Code that draws figures
────
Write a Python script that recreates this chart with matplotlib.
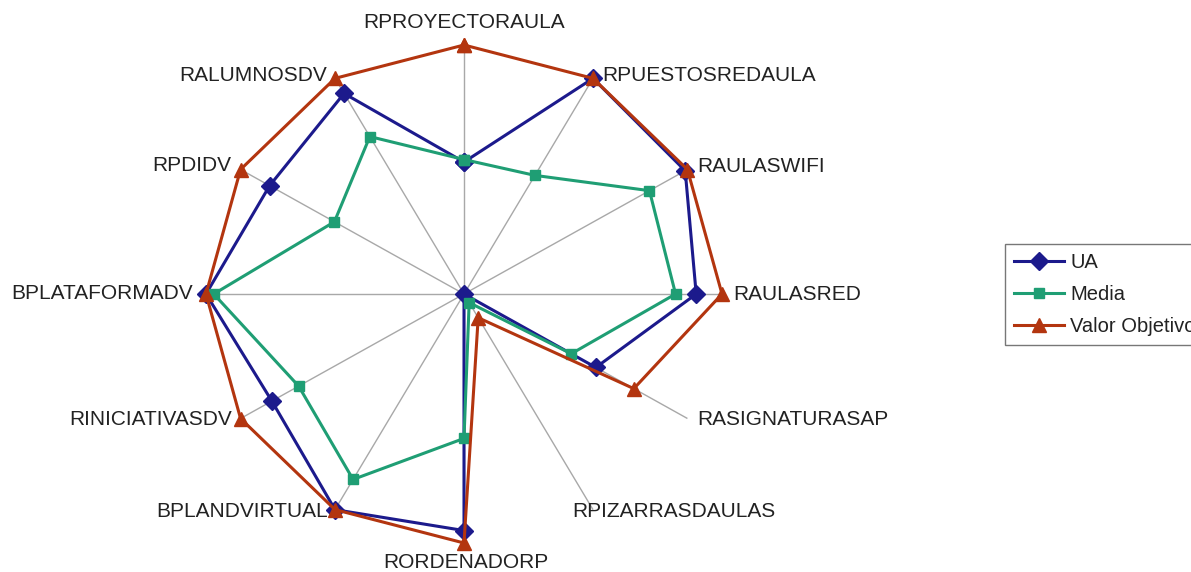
import numpy as np
import matplotlib.pyplot as plt

# === DATA ===
categories = ["RPROYECTORAULA", "RPUESTOSREDAULA", "RAULASWIFI", "RAULASRED",
              "RASIGNATURASAP", "RPIZARRASDAULAS", "RORDENADORP", "BPLANDVIRTUAL",
              "RINICIATIVASDV", "BPLATAFORMADV", "RPDIDV", "RALUMNOSDV"]
ua = [53, 100, 99, 90, 59, 0, 95, 100, 86, 100, 87, 93]
media = [54, 55, 83, 82, 48, 4, 58, 86, 74, 97, 58, 73]
valor_objetivo = [100, 100, 100, 100, 76, 11, 100, 100, 100, 100, 100, 100]

# label offsets in pixels from the end of each spoke (dx, dy, ha)
label_offsets = [(0, 23, "center"), (9, 3, "left"), (10, 3, "left"), (11, 0, "left"),
                 (10, -1, "left"), (-21, -2, "left"), (2, -19, "center"), (-7, -2, "right"),
                 (-9, -1, "right"), (-13, 1, "right"), (-9, 4, "right"), (-8, 3, "right")]

plt.rcParams["font.family"] = ["Liberation Sans", "DejaVu Sans"]

n = len(categories)
angles = np.linspace(0, 2 * np.pi, n, endpoint=False)
theta = np.append(angles, angles[0])

fig = plt.figure(figsize=(11.91, 5.72), dpi=100)
# plot area is slightly wider than tall, like the original
ax = fig.add_axes([(464 - 258) / 1191, (572 - 294 - 249) / 572, 516 / 1191, 498 / 572],
                  projection="polar")
ax.set_aspect("auto")
ax.set_theta_zero_location("N")
ax.set_theta_direction(-1)
ax.set_ylim(0, 100)
ax.set_xticks(angles)
ax.set_xticklabels([])
ax.set_yticks([])
ax.spines["polar"].set_visible(False)
ax.xaxis.grid(True, color="#a8a8a8", lw=1.0)
ax.yaxis.grid(False)
ax.set_facecolor("none")

series = [
    ("UA", ua, "#1c1a8c", "D", 9),
    ("Media", media, "#1f9e74", "s", 7),
    ("Valor Objetivo", valor_objetivo, "#b3350f", "^", 10),
]
for name, vals, col, mk, ms in series:
    v = np.append(vals, vals[0])
    ax.plot(theta, v, color=col, lw=2.2, marker=mk, markersize=ms,
            markeredgecolor=col, markerfacecolor=col, label=name, clip_on=False)

for ang, cat, (dx, dy, ha) in zip(angles, categories, label_offsets):
    ax.annotate(cat, xy=(ang, 100), xytext=(dx, dy), textcoords="offset pixels",
                ha=ha, va="center", fontsize=15, color="#222222", annotation_clip=False)

# legend runs off the right edge, as in the original
leg = fig.legend(loc="upper left", bbox_to_anchor=(1005 / 1191, 1 - 244 / 572),
                 fontsize=14.5, frameon=True, fancybox=False, handlelength=2.5,
                 borderpad=0.45, labelspacing=0.65, handletextpad=0.3, borderaxespad=0)
leg.get_frame().set_edgecolor("#555555")
leg.get_frame().set_linewidth(1.0)
for t in leg.get_texts():
    t.set_color("#222222")

fig.savefig("out.png", dpi=100)
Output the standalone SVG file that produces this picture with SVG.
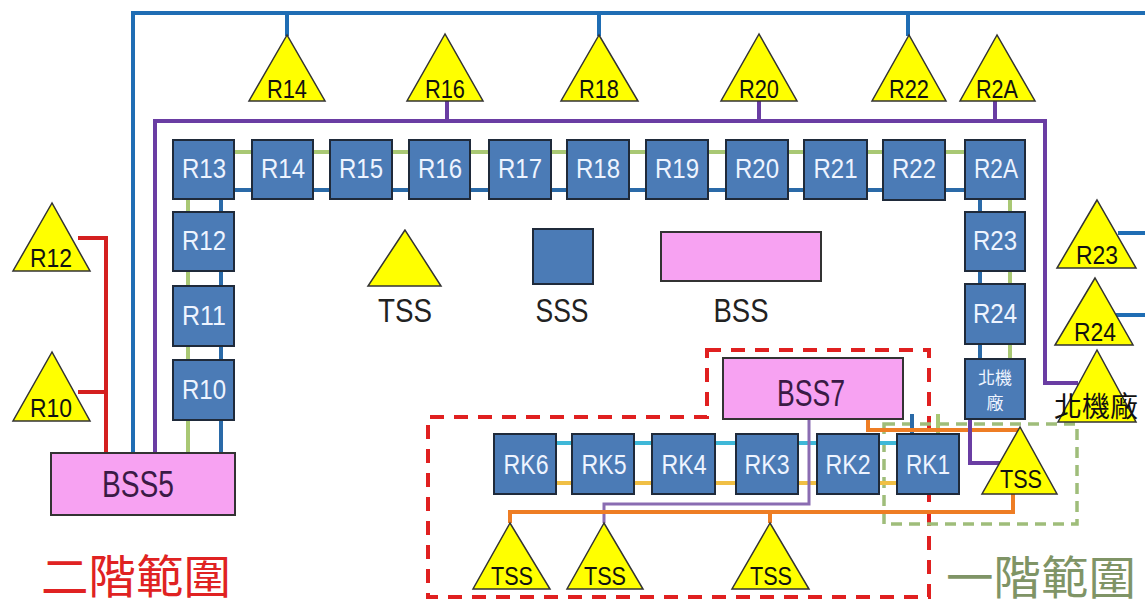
<svg xmlns="http://www.w3.org/2000/svg" width="1145" height="604" viewBox="0 0 1145 604">
<defs>
<style>
.box{fill:#4b7bb6;stroke:#1f2a3a;stroke-width:2}
.bt{fill:#eef4ff;font-family:"Liberation Sans",Arial,sans-serif;font-size:27px;text-anchor:middle}
.tri{fill:#ffff00;stroke:#333;stroke-width:1.5}
.tt{fill:#111;font-family:"Liberation Sans",Arial,sans-serif;font-size:25px;text-anchor:middle}
.bss{fill:#f7a2f2;stroke:#333;stroke-width:2}
.bsst{fill:#3a1a45;font-family:"Liberation Sans",Arial,sans-serif;font-size:37px;text-anchor:middle}
.lg{fill:#222;font-family:"Liberation Sans",Arial,sans-serif;font-size:33px;text-anchor:middle}
.blue{stroke:#1f6db4;stroke-width:4;fill:none}
.purple{stroke:#6a3da3;stroke-width:4;fill:none}
.red{stroke:#d42020;stroke-width:4;fill:none}
.green{stroke:#a9c874;stroke-width:4;fill:none}
.dblue{stroke:#2a6aa8;stroke-width:4;fill:none}
.cyan{stroke:#3fb8d8;stroke-width:4;fill:none}
.yel{stroke:#f0bf45;stroke-width:4;fill:none}
.orange{stroke:#ee7d24;stroke-width:4;fill:none}
.lpurple{stroke:#8a6cb2;stroke-width:3;fill:none}
.cjk{font-family:"Liberation Sans","Noto Sans CJK TC",sans-serif}
</style>
</defs>
<rect width="1145" height="604" fill="#ffffff"/>

<g id="zones">
<path d="M707,350 H929 V597 H428 V417 H707 Z" fill="none" stroke="#e02020" stroke-width="4" stroke-dasharray="14,10"/>
<rect x="884" y="424" width="193" height="100" fill="none" stroke="#9fbd7a" stroke-width="3.5" stroke-dasharray="11,7"/>
</g>

<g id="connectors">
<polyline class="blue" points="1145,13 133,13 133,453"/>
<line class="blue" x1="287" y1="13" x2="287" y2="36"/>
<line class="blue" x1="599" y1="13" x2="599" y2="36"/>
<line class="blue" x1="908" y1="13" x2="908" y2="36"/>
<polyline class="purple" points="155,453 155,121 1045,121 1045,383 1078,383"/>
<line class="purple" x1="447" y1="101" x2="447" y2="121"/>
<line class="purple" x1="759" y1="101" x2="759" y2="121"/>
<line class="purple" x1="995" y1="101" x2="995" y2="121"/>
<polyline class="red" points="106,453 106,238 78,238"/>
<line class="red" x1="78" y1="392" x2="106" y2="392"/>
<line class="green" x1="204" y1="152" x2="995" y2="152"/>
<line class="dblue" x1="204" y1="190" x2="995" y2="190"/>
<line class="green" x1="188" y1="170" x2="188" y2="453"/>
<line class="dblue" x1="221" y1="170" x2="221" y2="453"/>
<line class="dblue" x1="980" y1="170" x2="980" y2="390"/>
<line class="green" x1="1010" y1="170" x2="1010" y2="390"/>
<line class="blue" x1="1118" y1="233" x2="1145" y2="233"/>
<line class="blue" x1="1116" y1="315" x2="1145" y2="315"/>
<line class="cyan" x1="525" y1="443" x2="928" y2="443"/>
<line class="yel" x1="525" y1="483" x2="928" y2="483"/>
<line class="dblue" x1="912" y1="414" x2="912" y2="434"/>
<line class="green" x1="938" y1="414" x2="938" y2="434"/>
<polyline class="lpurple" points="809,418 809,504 604,504 604,523"/>
<polyline class="orange" points="868,418 868,430 1020,430"/>
<polyline class="orange" points="1013,494 1013,512 510,512 510,523"/>
<line class="orange" x1="770" y1="512" x2="770" y2="523"/>
<polyline class="purple" points="970,418 970,463 1000,463"/>
</g>

<g id="legend">
<polygon class="tri" points="405,230 368,286 441,286"/>
<text class="lg" x="405" y="322" textLength="54" lengthAdjust="spacingAndGlyphs">TSS</text>
<rect x="533" y="229" width="60" height="55" fill="#4b7bb6" stroke="#1f2a3a" stroke-width="2"/>
<text class="lg" x="562" y="322" textLength="53" lengthAdjust="spacingAndGlyphs">SSS</text>
<rect class="bss" x="661" y="232" width="160" height="49"/>
<text class="lg" x="741" y="322" textLength="55" lengthAdjust="spacingAndGlyphs">BSS</text>
</g>

<g id="t-R14"><polygon class="tri" points="287,35 249,101 325,101"/><text class="tt" x="287" y="98" textLength="40" lengthAdjust="spacingAndGlyphs">R14</text></g>
<g id="t-R16"><polygon class="tri" points="445,34 407,101 483,101"/><text class="tt" x="445" y="98" textLength="40" lengthAdjust="spacingAndGlyphs">R16</text></g>
<g id="t-R18"><polygon class="tri" points="599,35 561,101 638,101"/><text class="tt" x="599" y="98" textLength="40" lengthAdjust="spacingAndGlyphs">R18</text></g>
<g id="t-R20"><polygon class="tri" points="759,34 721,101 797,101"/><text class="tt" x="759" y="98" textLength="40" lengthAdjust="spacingAndGlyphs">R20</text></g>
<g id="t-R22"><polygon class="tri" points="909,35 872,101 946,101"/><text class="tt" x="909" y="98" textLength="40" lengthAdjust="spacingAndGlyphs">R22</text></g>
<g id="t-R2A"><polygon class="tri" points="997,35 960,101 1035,101"/><text class="tt" x="997" y="98" textLength="42" lengthAdjust="spacingAndGlyphs">R2A</text></g>
<g id="t-R12"><polygon class="tri" points="52,203 13,271 90,271"/><text class="tt" x="51" y="267" textLength="42" lengthAdjust="spacingAndGlyphs">R12</text></g>
<g id="t-R10"><polygon class="tri" points="52,352 13,421 90,421"/><text class="tt" x="51" y="417" textLength="42" lengthAdjust="spacingAndGlyphs">R10</text></g>
<g id="t-R23"><polygon class="tri" points="1097,200 1057,268 1136,268"/><text class="tt" x="1097" y="264" textLength="42" lengthAdjust="spacingAndGlyphs">R23</text></g>
<g id="t-R24"><polygon class="tri" points="1095,278 1055,345 1133,345"/><text class="tt" x="1095" y="341" textLength="42" lengthAdjust="spacingAndGlyphs">R24</text></g>
<g id="t-north"><polygon class="tri" points="1097,350 1058,422 1136,422"/><text class="cjk" x="1096" y="417" font-size="28" fill="#111" text-anchor="middle" textLength="84" lengthAdjust="spacingAndGlyphs">北機廠</text></g>

<g id="b-R13"><rect class="box" x="173" y="140" width="61" height="59"/><text class="bt" x="204" y="178" textLength="44" lengthAdjust="spacingAndGlyphs">R13</text></g>
<g id="b-R14"><rect class="box" x="252" y="140" width="61" height="59"/><text class="bt" x="283" y="178" textLength="44" lengthAdjust="spacingAndGlyphs">R14</text></g>
<g id="b-R15"><rect class="box" x="330" y="140" width="62" height="59"/><text class="bt" x="361" y="178" textLength="44" lengthAdjust="spacingAndGlyphs">R15</text></g>
<g id="b-R16"><rect class="box" x="409" y="140" width="61" height="59"/><text class="bt" x="440" y="178" textLength="44" lengthAdjust="spacingAndGlyphs">R16</text></g>
<g id="b-R17"><rect class="box" x="489" y="140" width="62" height="59"/><text class="bt" x="520" y="178" textLength="44" lengthAdjust="spacingAndGlyphs">R17</text></g>
<g id="b-R18"><rect class="box" x="567" y="140" width="62" height="59"/><text class="bt" x="598" y="178" textLength="44" lengthAdjust="spacingAndGlyphs">R18</text></g>
<g id="b-R19"><rect class="box" x="646" y="140" width="62" height="59"/><text class="bt" x="677" y="178" textLength="44" lengthAdjust="spacingAndGlyphs">R19</text></g>
<g id="b-R20"><rect class="box" x="726" y="140" width="62" height="59"/><text class="bt" x="757" y="178" textLength="44" lengthAdjust="spacingAndGlyphs">R20</text></g>
<g id="b-R21"><rect class="box" x="804" y="140" width="63" height="59"/><text class="bt" x="835.5" y="178" textLength="44" lengthAdjust="spacingAndGlyphs">R21</text></g>
<g id="b-R22"><rect class="box" x="883" y="140" width="62" height="60"/><text class="bt" x="914" y="178" textLength="44" lengthAdjust="spacingAndGlyphs">R22</text></g>
<g id="b-R2A"><rect class="box" x="965" y="140" width="60" height="59"/><text class="bt" x="996" y="178" textLength="44" lengthAdjust="spacingAndGlyphs">R2A</text></g>
<g id="b-R12"><rect class="box" x="173" y="212" width="61" height="59"/><text class="bt" x="204" y="250" textLength="44" lengthAdjust="spacingAndGlyphs">R12</text></g>
<g id="b-R11"><rect class="box" x="173" y="286" width="61" height="60"/><text class="bt" x="204" y="325" textLength="44" lengthAdjust="spacingAndGlyphs">R11</text></g>
<g id="b-R10"><rect class="box" x="173" y="360" width="61" height="60"/><text class="bt" x="204" y="399" textLength="44" lengthAdjust="spacingAndGlyphs">R10</text></g>
<g id="b-R23"><rect class="box" x="965" y="212" width="60" height="59"/><text class="bt" x="995" y="250" textLength="44" lengthAdjust="spacingAndGlyphs">R23</text></g>
<g id="b-R24"><rect class="box" x="965" y="284" width="60" height="60"/><text class="bt" x="995" y="323" textLength="44" lengthAdjust="spacingAndGlyphs">R24</text></g>
<g id="b-north"><rect class="box" x="965" y="359" width="60" height="60"/><text class="cjk" x="995" y="384" font-size="17" fill="#eef4ff" text-anchor="middle">北機</text><text class="cjk" x="995" y="409" font-size="17" fill="#eef4ff" text-anchor="middle">廠</text></g>

<g id="b-RK6"><rect class="box" x="494" y="434" width="62" height="60"/><text class="bt" x="526" y="474" textLength="45" lengthAdjust="spacingAndGlyphs">RK6</text></g>
<g id="b-RK5"><rect class="box" x="572" y="434" width="62" height="60"/><text class="bt" x="604" y="474" textLength="45" lengthAdjust="spacingAndGlyphs">RK5</text></g>
<g id="b-RK4"><rect class="box" x="652" y="434" width="63" height="60"/><text class="bt" x="684" y="474" textLength="45" lengthAdjust="spacingAndGlyphs">RK4</text></g>
<g id="b-RK3"><rect class="box" x="736" y="434" width="62" height="60"/><text class="bt" x="767" y="474" textLength="45" lengthAdjust="spacingAndGlyphs">RK3</text></g>
<g id="b-RK2"><rect class="box" x="817" y="434" width="62" height="60"/><text class="bt" x="848" y="474" textLength="45" lengthAdjust="spacingAndGlyphs">RK2</text></g>
<g id="b-RK1"><rect class="box" x="897" y="434" width="62" height="60"/><text class="bt" x="928" y="474" textLength="44" lengthAdjust="spacingAndGlyphs">RK1</text></g>

<g id="t-TSS1"><polygon class="tri" points="510,523 473,589 550,589"/><text class="tt" x="512" y="585" font-size="28" textLength="42" lengthAdjust="spacingAndGlyphs">TSS</text></g>
<g id="t-TSS2"><polygon class="tri" points="604,523 567,589 643,589"/><text class="tt" x="605" y="585" font-size="28" textLength="42" lengthAdjust="spacingAndGlyphs">TSS</text></g>
<g id="t-TSS3"><polygon class="tri" points="770,523 732,589 809,589"/><text class="tt" x="771" y="585" font-size="28" textLength="42" lengthAdjust="spacingAndGlyphs">TSS</text></g>
<g id="t-TSS4"><polygon class="tri" points="1020,427 982,494 1057,494"/><text class="tt" x="1021" y="488" font-size="27" textLength="42" lengthAdjust="spacingAndGlyphs">TSS</text></g>

<g id="BSS5"><rect class="bss" x="51" y="453" width="184" height="62"/><text class="bsst" x="138" y="497" textLength="72" lengthAdjust="spacingAndGlyphs">BSS5</text></g>
<g id="BSS7"><rect class="bss" x="723" y="358" width="180" height="61"/><text class="bsst" x="811" y="406" font-size="36" textLength="68" lengthAdjust="spacingAndGlyphs">BSS7</text></g>

<g id="labels">
<text class="cjk" x="136" y="593" font-size="46" fill="#e02222" text-anchor="middle" textLength="190" lengthAdjust="spacingAndGlyphs">二階範圍</text>
<text class="cjk" x="1041" y="594" font-size="46" fill="#7f9466" text-anchor="middle" textLength="190" lengthAdjust="spacingAndGlyphs">一階範圍</text>
</g>
</svg>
────
GOAL
State how many lines of the listing include the word "matplotlib". Reply with the number alone.

OUTPUT
2